Especial Los premios de la edad tardía: el caso de Álvaro Pombo y el Cervantes que espera demasiado
Es la imagen literaria de la semana, una que suscita tantas interpretaciones como sentimientos inspira: un frágil Álvaro Pombo recibiendo el premio Cervantes de las manos de los reyes de España. El escritor cántabro, en silla de ruedas, con su gorro azul y gafas, siendo agasajado con el mayor premio de las letras en castellano en la parte final de su vida. Casi demasiado tarde. Tanto que no pudo pronunciar el discurso que, según su confesión, ya tenía preparado desde hace años. Porque, centrando ya el tema, si Álvaro Pombo merecía este reconocimiento en 2025, también lo podía haber recibido en 2015, o incluso 2005.
No en vano, antes de esa última fecha ya había publicado la mayor parte de sus grandes obras (El metro de platino iridiado, Donde las mujeres o La cuadratura del círculo, pero podríamos nombrar más) y ya tenía en casa casi todos los premios literarios que un escritor español puede recibir (El Herralde, el Premio de la Crítica, el Nacional de Narrativa), y poco después se llevaría los restantes (el Nadal y el Planeta, nada menos). El único reconocimiento que le faltaba ha llegado cuando ya casi nada se disfruta en la vida, salvo que ésta todavía exista.
Hace poco, Manuel Vilas ironizaba sobre el tema: “Si te dan un premio literario a los 85 años, los que se ponen contentos son los nietos que heredan”, comentaba en una entrevista. Tenía razón, incluso acertando sin querer en la edad actual de Pombo. “Está bien que te lo den, claro, pero a esa edad ya no puedes hacer nada”, añadía, y eso es lo único que se puede salvar de ese momento, el reconocimiento. El Cervantes, por aquello de no tener ningún otro honor por encima en lengua española, tiende a eso: en la última década, ninguno de los agraciados y agraciadas bajaba de los 70 años. Algunos lo recibieron poco antes de dejar este mundo, como Joan Margarit o Francisco Brines. Otros no llegaron a tiempo, como Javier Marías, aunque ya había declarado que no lo aceptaría, aduciendo que su dotación económica (125.000 euros) sale de los contribuyentes.

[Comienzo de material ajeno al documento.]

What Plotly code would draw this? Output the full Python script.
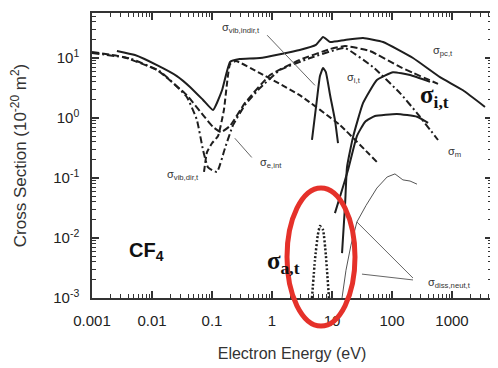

El asunto de los premios literarios, en efecto, es siempre espinoso. Los concedidos por las editoriales pocas veces se libran de la sombra de la duda de la campaña de marketing, que busca en esa leyenda de la faja una manera de incrementar las ventas. También ha servido, no es secreto, para atraer a algún autor de la competencia, tentado por una cuantiosa suma. Los que dependen del estado son, en ocasiones, demasiado dependientes de quien ostente el poder en esa legislatura. Y luego está el Cervantes, que parece únicamente reservado para la recta final de la vida.

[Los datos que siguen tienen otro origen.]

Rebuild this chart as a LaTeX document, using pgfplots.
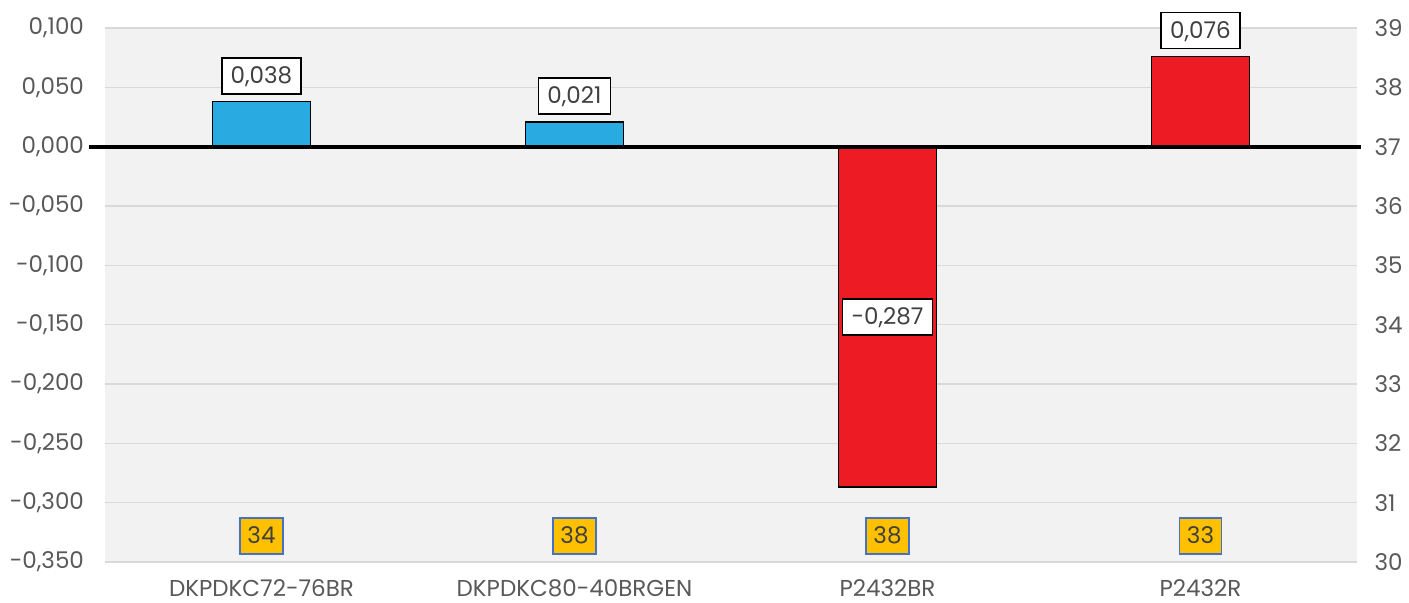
\documentclass[border=0pt]{standalone}
\usepackage{pgfplots}
\pgfplotsset{compat=1.18}
\usepackage{fontspec}
\setmainfont{Poppins}
\definecolor{txt}{HTML}{595959}
\definecolor{lbl}{HTML}{404040}
\definecolor{bg}{HTML}{F2F2F2}
\definecolor{gridc}{HTML}{D9D9D9}
\definecolor{barblue}{HTML}{29ABE2}
\definecolor{barred}{HTML}{ED1C24}
\definecolor{yel}{HTML}{FFC000}
\definecolor{yelb}{HTML}{4472C4}
\begin{document}
\begin{tikzpicture}[x=1pt,y=1pt]
\useasboundingbox (-52.5,-20.5) rectangle (652,281);
\begin{axis}[
  at={(0,0)}, anchor=south west,
  width=626pt, height=267pt, scale only axis,
  xmin=-0.5, xmax=3.5, ymin=-0.35, ymax=0.1,
  xtick={0,1,2,3},
  xticklabels={DKPDKC72-76BR,DKPDKC80-40BRGEN,P2432BR,P2432R},
  ytick={-0.35,-0.3,-0.25,-0.2,-0.15,-0.1,-0.05,0,0.05,0.1},
  yticklabel={\pgfmathprintnumber[fixed,fixed zerofill,precision=3,use comma,assume math mode=true]{\tick}},
  axis background/.style={fill=bg},
  ymajorgrids, grid style={draw=gridc, line width=0.8pt},
  axis line style={draw=none}, major tick style={draw=none},
  axis y line*=left, axis x line*=bottom,
  every tick label/.append style={font=\fontsize{11.5}{13}\selectfont, text=txt},
  yticklabel style={xshift=-7pt},
  xticklabel style={inner sep=0.5pt, yshift=-8pt},
  clip=false,
]
\addplot[ybar, bar width=49pt, bar shift=0pt, fill=barblue, draw=black, line width=0.9pt]
  coordinates {(0,0.038) (1,0.021)};
\addplot[ybar, bar width=49pt, bar shift=0pt, fill=barred, draw=black, line width=0.9pt]
  coordinates {(2,-0.287) (3,0.076)};
\addplot[black, line width=2pt] coordinates {(-0.551,0) (3.513,0)};
\addplot[draw=none, mark=none, nodes near coords, point meta=explicit symbolic,
  nodes near coords style={anchor=south, yshift=3.5pt, fill=white, draw=black, line width=0.8pt,
    font=\fontsize{11.5}{13}\selectfont, text=lbl, inner xsep=4.5pt, inner ysep=5pt,
    text height=8pt, text depth=0pt}]
  coordinates {(0,0.038)[0,038] (1,0.021)[0,021] (3,0.076)[0,076]};
\addplot[draw=none, mark=none, nodes near coords, point meta=explicit symbolic,
  nodes near coords style={anchor=center, fill=white, draw=black, line width=0.8pt,
    font=\fontsize{11.5}{13}\selectfont, text=lbl, inner xsep=4.5pt, inner ysep=5pt,
    text height=8pt, text depth=0pt}]
  coordinates {(2,-0.1435)[-0,287]};
\addplot[draw=none, mark=none, nodes near coords, point meta=explicit symbolic,
  nodes near coords style={anchor=center, fill=yel, draw=yelb, line width=0.8pt,
    font=\fontsize{11.5}{13}\selectfont, text=lbl, inner xsep=3.7pt, inner ysep=5pt,
    text height=8pt, text depth=0pt}]
  coordinates {(0,-0.328)[34] (1,-0.328)[38] (2,-0.328)[38] (3,-0.328)[33]};
\end{axis}
\begin{axis}[
  at={(0,0)}, anchor=south west,
  width=626pt, height=267pt, scale only axis,
  xmin=-0.5, xmax=3.5, ymin=30, ymax=39,
  ytick={30,31,32,33,34,35,36,37,38,39},
  yticklabel={\pgfmathprintnumber[assume math mode=true]{\tick}},
  axis y line*=right, hide x axis,
  axis line style={draw=none}, major tick style={draw=none},
  every tick label/.append style={font=\fontsize{11.5}{13}\selectfont, text=txt},
  yticklabel style={xshift=5.3pt},
]
\addplot[draw=none] coordinates {(0,30)};
\end{axis}
\end{tikzpicture}
\end{document}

Contaba Stefan Zweig en El mundo de ayer que, en la Austria que conoció en sus primeras décadas de vida, ser joven era casi una vergüenza. “La juventud constituía un obstáculo para cualquier carrera y tan sólo la vejez se convertía en una ventaja”, escribió. Ese principio de un mundo antiguo parece todavía vigente en la designación de un premio que, con sus criterios, parece decirnos que solo al final de una vida y de una carrera uno puede sentirse satisfecho con su obra.
Mientras el premio de los premios en cuestiones de prestigio, el Nobel, ha decidido en los últimos años abrirse a autores y autoras de los que todavía se espera mucho por delante, el Cervantes aguarda todavía al momento antes del final. Quizás, solo quizás, sería bueno adelantarse un poco. Que esos euros que entrega los disfrute un autor o autora en vida, en lugar de sus herederos, y que sirvan además para lo que deberían servir los premios literarios: que los escritores puedan dedicarse a seguir escribiendo.